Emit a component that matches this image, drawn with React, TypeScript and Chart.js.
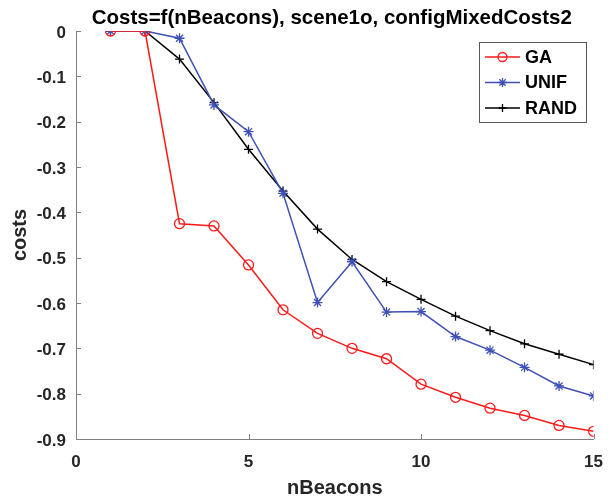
import React, { useEffect, useRef } from "react";
import { Chart, registerables } from "chart.js";

Chart.register(...registerables);

const titleText = "Costs=f(nBeacons), scene1o, configMixedCosts2";
const xLabel = "nBeacons";
const yLabel = "costs";
const nBeacons = [1, 2, 3, 4, 5, 6, 7, 8, 9, 10, 11, 12, 13, 14, 15];
const gaCosts = [0, 0, -0.425, -0.43, -0.516, -0.615, -0.667, -0.7, -0.723, -0.779, -0.808, -0.832, -0.848, -0.87, -0.883];
const unifCosts = [0, 0, -0.016, -0.163, -0.222, -0.358, -0.599, -0.509, -0.62, -0.619, -0.674, -0.704, -0.742, -0.783, -0.805];
const randCosts = [0, 0, -0.062, -0.158, -0.261, -0.353, -0.437, -0.504, -0.553, -0.592, -0.629, -0.661, -0.69, -0.713, -0.736];
const seriesNames = ["GA", "UNIF", "RAND"];
const seriesColors = ["#ff1a1a", "#3f51b5", "#000000"];
const seriesMarkers = ["circle", "star", "cross"];

const FONT = "'Liberation Sans', Arial, sans-serif";
const TEXT = "#262626";
const AXIS = "#808080";

function drawMarker(ctx: CanvasRenderingContext2D, style: string, x: number, y: number, r: number, color: string) {
  ctx.save();
  ctx.strokeStyle = color;
  ctx.lineWidth = 1.3;
  ctx.beginPath();
  if (style === "circle") {
    ctx.arc(x, y, r, 0, Math.PI * 2);
  } else if (style === "cross") {
    ctx.moveTo(x - r, y); ctx.lineTo(x + r, y);
    ctx.moveTo(x, y - r); ctx.lineTo(x, y + r);
  } else {
    ctx.moveTo(x - r, y); ctx.lineTo(x + r, y);
    ctx.moveTo(x, y - r); ctx.lineTo(x, y + r);
    const d = r * 0.707;
    ctx.moveTo(x - d, y - d); ctx.lineTo(x + d, y + d);
    ctx.moveTo(x - d, y + d); ctx.lineTo(x + d, y - d);
  }
  ctx.stroke();
  ctx.restore();
}

const decor = {
  id: "matlabDecor",
  afterDraw(chart: any) {
    const ctx: CanvasRenderingContext2D = chart.ctx;
    const ca = chart.chartArea;
    const xs = chart.scales.x;
    const ys = chart.scales.y;
    ctx.save();
    // title
    ctx.fillStyle = "#000";
    ctx.font = `bold 20.5px ${FONT}`;
    ctx.textAlign = "center";
    ctx.textBaseline = "middle";
    ctx.fillText(titleText, (ca.left + ca.right) / 2 - 3, 18);
    // inward ticks
    ctx.strokeStyle = AXIS;
    ctx.lineWidth = 1;
    ctx.beginPath();
    xs.ticks.forEach((t: any) => {
      const px = Math.round(xs.getPixelForValue(t.value)) + 0.5;
      ctx.moveTo(px, ca.bottom);
      ctx.lineTo(px, ca.bottom - 5);
    });
    ys.ticks.forEach((t: any) => {
      const py = Math.round(ys.getPixelForValue(t.value)) + 0.5;
      ctx.moveTo(ca.left, py);
      ctx.lineTo(ca.left + 5, py);
    });
    ctx.stroke();
    // legend
    const bx = 479, by = 42, bw = 107, bh = 80;
    ctx.fillStyle = "#fff";
    ctx.fillRect(bx, by, bw, bh);
    ctx.strokeStyle = "#555";
    ctx.lineWidth = 1;
    ctx.strokeRect(bx + 0.5, by + 0.5, bw, bh);
    ctx.font = `bold 18px ${FONT}`;
    ctx.textAlign = "left";
    ctx.textBaseline = "middle";
    chart.data.datasets.forEach((ds: any, i: number) => {
      const y = by + 15 + i * 25.5;
      ctx.strokeStyle = ds.borderColor;
      ctx.lineWidth = 1.5;
      ctx.beginPath();
      ctx.moveTo(bx + 6, y);
      ctx.lineTo(bx + 41, y);
      ctx.stroke();
      drawMarker(ctx, ds.pointStyle, bx + 23.5, y, ds.pointStyle === "cross" ? 4 : 4.5, ds.borderColor);
      ctx.fillStyle = "#000";
      ctx.fillText(ds.label, bx + 46, y + 1);
    });
    ctx.restore();
  },
};

export default function App() {
  const ref = useRef<HTMLCanvasElement | null>(null);
  useEffect(() => {
    if (!ref.current) return;
    const series = [gaCosts, unifCosts, randCosts];
    const chart = new Chart(ref.current, {
      type: "line",
      data: {
        datasets: series.map((vals, i) => ({
          label: seriesNames[i],
          data: nBeacons.map((x, j) => ({ x, y: vals[j] })),
          borderColor: seriesColors[i],
          backgroundColor: "transparent",
          borderWidth: 1.5,
          pointStyle: seriesMarkers[i] as any,
          pointRadius: seriesMarkers[i] === "cross" ? 4.5 : 5,
          pointBorderWidth: 1.3,
          pointBorderColor: seriesColors[i],
          pointBackgroundColor: "transparent",
          tension: 0,
          fill: false,
        })),
      },
      options: {
        animation: false,
        responsive: false,
        maintainAspectRatio: false,
        layout: { padding: { left: 0, top: 31, right: 19, bottom: 0 } },
        plugins: { legend: { display: false }, title: { display: false }, tooltip: { enabled: false } },
        scales: {
          x: {
            type: "linear",
            min: 0,
            max: 15,
            ticks: { stepSize: 5, color: TEXT, font: { family: FONT, size: 17, weight: "bold" }, padding: 13, maxRotation: 0 },
            grid: { display: true, drawOnChartArea: false, drawTicks: false },
            border: { display: true, color: AXIS, width: 1 },
            title: { display: true, text: xLabel, color: TEXT, font: { family: FONT, size: 20, weight: "bold", lineHeight: 1.1 }, padding: { top: 0, bottom: 0 } },
            afterFit: (s: any) => { s.height = 60; },
          },
          y: {
            type: "linear",
            min: -0.9,
            max: 0,
            ticks: { stepSize: 0.1, color: TEXT, font: { family: FONT, size: 17, weight: "bold" }, padding: 10, labelOffset: 2, callback: (v: any) => (Math.abs(v) < 1e-9 ? "0" : Number(v).toFixed(1)) },
            grid: { display: true, drawOnChartArea: false, drawTicks: false },
            border: { display: true, color: AXIS, width: 1 },
            title: { display: true, text: yLabel, color: TEXT, font: { family: FONT, size: 20, weight: "bold", lineHeight: 1.2 }, padding: { top: 8, bottom: 0 } },
            afterFit: (s: any) => { s.width = 76; },
          },
        },
      },
      plugins: [decor],
    });
    return () => chart.destroy();
  }, []);
  return (
    <div style={{ position: "absolute", left: 0, top: 0, width: 616, height: 499, background: "#fff" }}>
      <canvas ref={ref} width={616} height={499} style={{ width: 616, height: 499, display: "block" }} />
    </div>
  );
}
★ ★ ★ ★ ★
Aim: Copy out every line where the word "React" occurs.

Output of the task:
Emit a component that matches this image, drawn with React, TypeScript and Chart.js.
import React, { useEffect, useRef } from "react";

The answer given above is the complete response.